Só tarde descobri o Julio Pinto e foi uma revelação. Vou ler o que me recomenda. Estive tão metida em história, que muito da literatura portuguesa me escapou. Esta coisa dos blogues tem que se lhes diga. Até breve. Theresa CºBº

Daniel Abrunheiro 5 de março de 2009 às 07:50  

De facto, a blogosfera pode ser incrivelmente produtiva, desde que mantenhamos simultâneos espíritos crítico e selectivo.
Leio muito na net - prefiro o papel, mas procuro muito no ´ter. Tenho feito descobertas encantadoras, a todos os níveis - da pintura à música, da história à literatura.
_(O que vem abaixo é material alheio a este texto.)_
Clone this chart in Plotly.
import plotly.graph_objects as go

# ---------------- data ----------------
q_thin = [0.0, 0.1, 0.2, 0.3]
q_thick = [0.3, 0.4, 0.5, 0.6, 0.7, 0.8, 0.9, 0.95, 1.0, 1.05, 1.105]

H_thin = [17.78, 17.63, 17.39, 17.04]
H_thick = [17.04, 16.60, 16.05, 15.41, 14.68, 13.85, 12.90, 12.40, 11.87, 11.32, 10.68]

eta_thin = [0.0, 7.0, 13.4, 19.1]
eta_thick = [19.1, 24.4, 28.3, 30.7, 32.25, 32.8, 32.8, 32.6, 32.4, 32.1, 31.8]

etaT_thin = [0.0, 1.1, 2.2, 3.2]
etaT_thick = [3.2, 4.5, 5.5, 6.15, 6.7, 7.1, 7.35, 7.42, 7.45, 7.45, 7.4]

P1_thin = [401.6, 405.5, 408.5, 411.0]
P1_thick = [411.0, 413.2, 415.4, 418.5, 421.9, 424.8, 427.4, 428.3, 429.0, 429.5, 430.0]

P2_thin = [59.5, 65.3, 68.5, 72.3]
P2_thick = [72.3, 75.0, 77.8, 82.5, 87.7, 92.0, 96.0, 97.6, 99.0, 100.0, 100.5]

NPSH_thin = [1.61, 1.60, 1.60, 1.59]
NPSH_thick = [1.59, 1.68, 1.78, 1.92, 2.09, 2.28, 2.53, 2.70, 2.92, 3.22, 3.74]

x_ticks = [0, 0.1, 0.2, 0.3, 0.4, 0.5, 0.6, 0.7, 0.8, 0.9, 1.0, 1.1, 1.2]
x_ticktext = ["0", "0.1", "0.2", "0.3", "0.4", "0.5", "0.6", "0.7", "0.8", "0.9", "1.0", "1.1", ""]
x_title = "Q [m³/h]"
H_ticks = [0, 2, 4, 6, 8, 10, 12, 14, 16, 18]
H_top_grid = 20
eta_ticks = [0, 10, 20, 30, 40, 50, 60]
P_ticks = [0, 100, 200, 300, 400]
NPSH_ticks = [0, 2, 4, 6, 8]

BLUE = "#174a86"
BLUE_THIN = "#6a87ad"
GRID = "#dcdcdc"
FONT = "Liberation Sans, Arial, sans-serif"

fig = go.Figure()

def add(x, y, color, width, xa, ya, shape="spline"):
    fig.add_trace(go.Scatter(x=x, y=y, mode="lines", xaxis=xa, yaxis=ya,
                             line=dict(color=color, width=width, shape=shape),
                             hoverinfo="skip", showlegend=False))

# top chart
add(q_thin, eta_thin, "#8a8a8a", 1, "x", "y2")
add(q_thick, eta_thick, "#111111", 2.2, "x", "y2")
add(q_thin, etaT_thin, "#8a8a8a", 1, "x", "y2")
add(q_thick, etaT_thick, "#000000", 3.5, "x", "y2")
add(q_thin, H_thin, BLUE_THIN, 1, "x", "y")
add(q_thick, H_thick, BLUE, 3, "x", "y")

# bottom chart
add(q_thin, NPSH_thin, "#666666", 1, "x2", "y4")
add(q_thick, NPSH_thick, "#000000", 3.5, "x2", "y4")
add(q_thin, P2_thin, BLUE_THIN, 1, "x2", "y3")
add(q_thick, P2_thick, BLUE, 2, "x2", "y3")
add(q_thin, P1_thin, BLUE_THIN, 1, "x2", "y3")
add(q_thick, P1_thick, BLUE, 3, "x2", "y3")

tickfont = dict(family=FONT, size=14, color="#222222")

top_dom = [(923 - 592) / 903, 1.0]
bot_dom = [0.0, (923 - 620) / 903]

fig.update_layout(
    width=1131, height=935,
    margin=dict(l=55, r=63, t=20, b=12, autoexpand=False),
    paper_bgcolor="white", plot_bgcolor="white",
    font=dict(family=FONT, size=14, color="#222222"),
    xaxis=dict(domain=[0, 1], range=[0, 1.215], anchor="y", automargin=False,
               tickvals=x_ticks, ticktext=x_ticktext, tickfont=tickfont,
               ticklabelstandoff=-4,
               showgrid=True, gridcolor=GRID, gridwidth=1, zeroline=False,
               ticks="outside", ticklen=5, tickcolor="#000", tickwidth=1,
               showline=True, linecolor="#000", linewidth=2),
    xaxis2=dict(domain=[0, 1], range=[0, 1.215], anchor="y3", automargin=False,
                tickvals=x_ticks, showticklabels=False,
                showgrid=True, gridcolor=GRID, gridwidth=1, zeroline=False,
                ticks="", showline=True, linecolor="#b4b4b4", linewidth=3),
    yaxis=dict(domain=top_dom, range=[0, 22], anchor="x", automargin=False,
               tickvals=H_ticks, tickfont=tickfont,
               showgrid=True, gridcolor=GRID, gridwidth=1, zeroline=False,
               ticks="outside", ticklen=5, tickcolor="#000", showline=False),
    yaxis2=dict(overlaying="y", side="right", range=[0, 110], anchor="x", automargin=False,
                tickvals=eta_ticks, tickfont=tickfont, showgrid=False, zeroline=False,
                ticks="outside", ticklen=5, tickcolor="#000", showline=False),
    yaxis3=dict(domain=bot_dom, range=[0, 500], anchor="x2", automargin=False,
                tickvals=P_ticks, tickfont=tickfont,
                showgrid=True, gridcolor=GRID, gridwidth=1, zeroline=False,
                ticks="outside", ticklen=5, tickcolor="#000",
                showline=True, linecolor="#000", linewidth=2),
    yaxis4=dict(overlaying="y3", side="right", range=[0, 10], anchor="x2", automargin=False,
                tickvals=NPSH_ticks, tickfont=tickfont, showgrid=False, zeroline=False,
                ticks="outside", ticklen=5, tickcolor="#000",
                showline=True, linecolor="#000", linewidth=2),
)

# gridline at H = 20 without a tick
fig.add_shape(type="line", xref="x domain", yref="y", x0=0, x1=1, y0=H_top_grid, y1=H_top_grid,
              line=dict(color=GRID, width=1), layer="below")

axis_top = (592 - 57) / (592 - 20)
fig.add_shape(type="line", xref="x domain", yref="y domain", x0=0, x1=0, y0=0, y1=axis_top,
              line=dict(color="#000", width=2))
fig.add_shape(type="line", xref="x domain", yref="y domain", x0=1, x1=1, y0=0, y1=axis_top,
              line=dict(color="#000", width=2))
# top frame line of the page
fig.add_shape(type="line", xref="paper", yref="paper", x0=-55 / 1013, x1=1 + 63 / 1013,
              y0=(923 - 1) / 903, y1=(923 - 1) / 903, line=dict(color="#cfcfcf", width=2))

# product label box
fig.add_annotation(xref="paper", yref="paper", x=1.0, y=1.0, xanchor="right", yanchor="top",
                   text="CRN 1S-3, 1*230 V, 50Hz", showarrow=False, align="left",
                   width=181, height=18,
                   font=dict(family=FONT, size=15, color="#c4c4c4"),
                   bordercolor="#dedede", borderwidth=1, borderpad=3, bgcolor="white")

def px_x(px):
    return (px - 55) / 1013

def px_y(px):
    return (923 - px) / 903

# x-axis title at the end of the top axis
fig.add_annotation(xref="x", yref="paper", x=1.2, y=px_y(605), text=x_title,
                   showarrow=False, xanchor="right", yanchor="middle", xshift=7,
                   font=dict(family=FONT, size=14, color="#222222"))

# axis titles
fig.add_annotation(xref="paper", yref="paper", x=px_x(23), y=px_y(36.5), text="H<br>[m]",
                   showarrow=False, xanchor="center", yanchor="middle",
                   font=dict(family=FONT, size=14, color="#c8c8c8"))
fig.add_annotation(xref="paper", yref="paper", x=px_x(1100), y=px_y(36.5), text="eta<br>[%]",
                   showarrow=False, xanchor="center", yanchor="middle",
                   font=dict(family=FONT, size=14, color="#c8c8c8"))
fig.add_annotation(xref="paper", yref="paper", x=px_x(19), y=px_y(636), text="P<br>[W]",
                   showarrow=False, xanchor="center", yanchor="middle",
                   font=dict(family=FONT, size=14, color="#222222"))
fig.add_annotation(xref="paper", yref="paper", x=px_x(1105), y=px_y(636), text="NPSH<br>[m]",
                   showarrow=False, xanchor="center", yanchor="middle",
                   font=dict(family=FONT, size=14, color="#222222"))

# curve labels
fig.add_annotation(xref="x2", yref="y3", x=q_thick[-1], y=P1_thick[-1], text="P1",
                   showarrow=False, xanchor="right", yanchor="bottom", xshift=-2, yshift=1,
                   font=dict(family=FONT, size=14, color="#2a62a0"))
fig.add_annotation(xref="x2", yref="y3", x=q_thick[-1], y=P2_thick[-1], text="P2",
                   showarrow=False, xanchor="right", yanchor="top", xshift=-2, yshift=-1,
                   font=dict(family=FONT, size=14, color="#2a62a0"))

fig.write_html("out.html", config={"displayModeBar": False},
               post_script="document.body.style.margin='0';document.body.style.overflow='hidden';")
Sempre que descubro, aviso e partilho com o resto do (meu) mundo - do qual a Theresa faz agora parte, para minha alegria e proveito.
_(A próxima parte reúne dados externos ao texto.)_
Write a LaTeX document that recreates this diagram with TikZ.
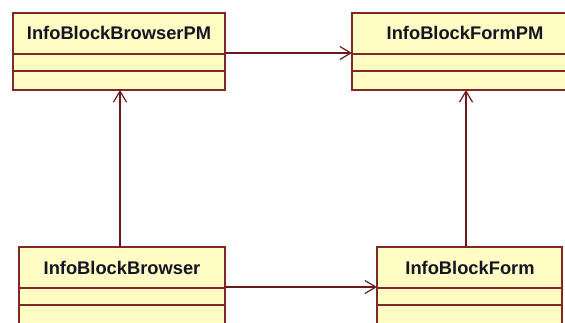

Anónimo 6 de março de 2009 às 16:47  

Já li e copiei para o meu bookmarks a entrevista de Luiz Pacheco, qu eo Daniel me recomendou. Aquilo que mais espanta a uma pessoa como eu, que viveu loge do meio intelectual dos cafés de Lisboa, é o entusiasmo literário que a indignação pelo plágio demonstra. Não sei se me faço entender. Hoje dir-se-ia -ah, plagiou? Mas o livro não é mau, eu até gostei. Ou coisa parecida. A paixão pela literatura como arte, já é muito rara, se é que existe. Em França, talvez. Obrigada por me ensinar a conhecer um lado da vida literária portuguesa, que eu pura e simplesmente não conheço. Mais uma coisa que a blogoesfera me está ensinando. Theresa CºBº

Daniel Abrunheiro 6 de março de 2009 às 18:43  

De certo modo, Theres, é uma "vingança": quem aprende (aqui) sou eu.
Aproeito para lhe recomendar um autor português injustissimamente posto de lado em "proveito" de inanidades comerciais tipo Sousa Tavares, JL Peixoto, Rodrigues dos Santos e quejandos: falo-lhe de Nuno Bragança, um gigante.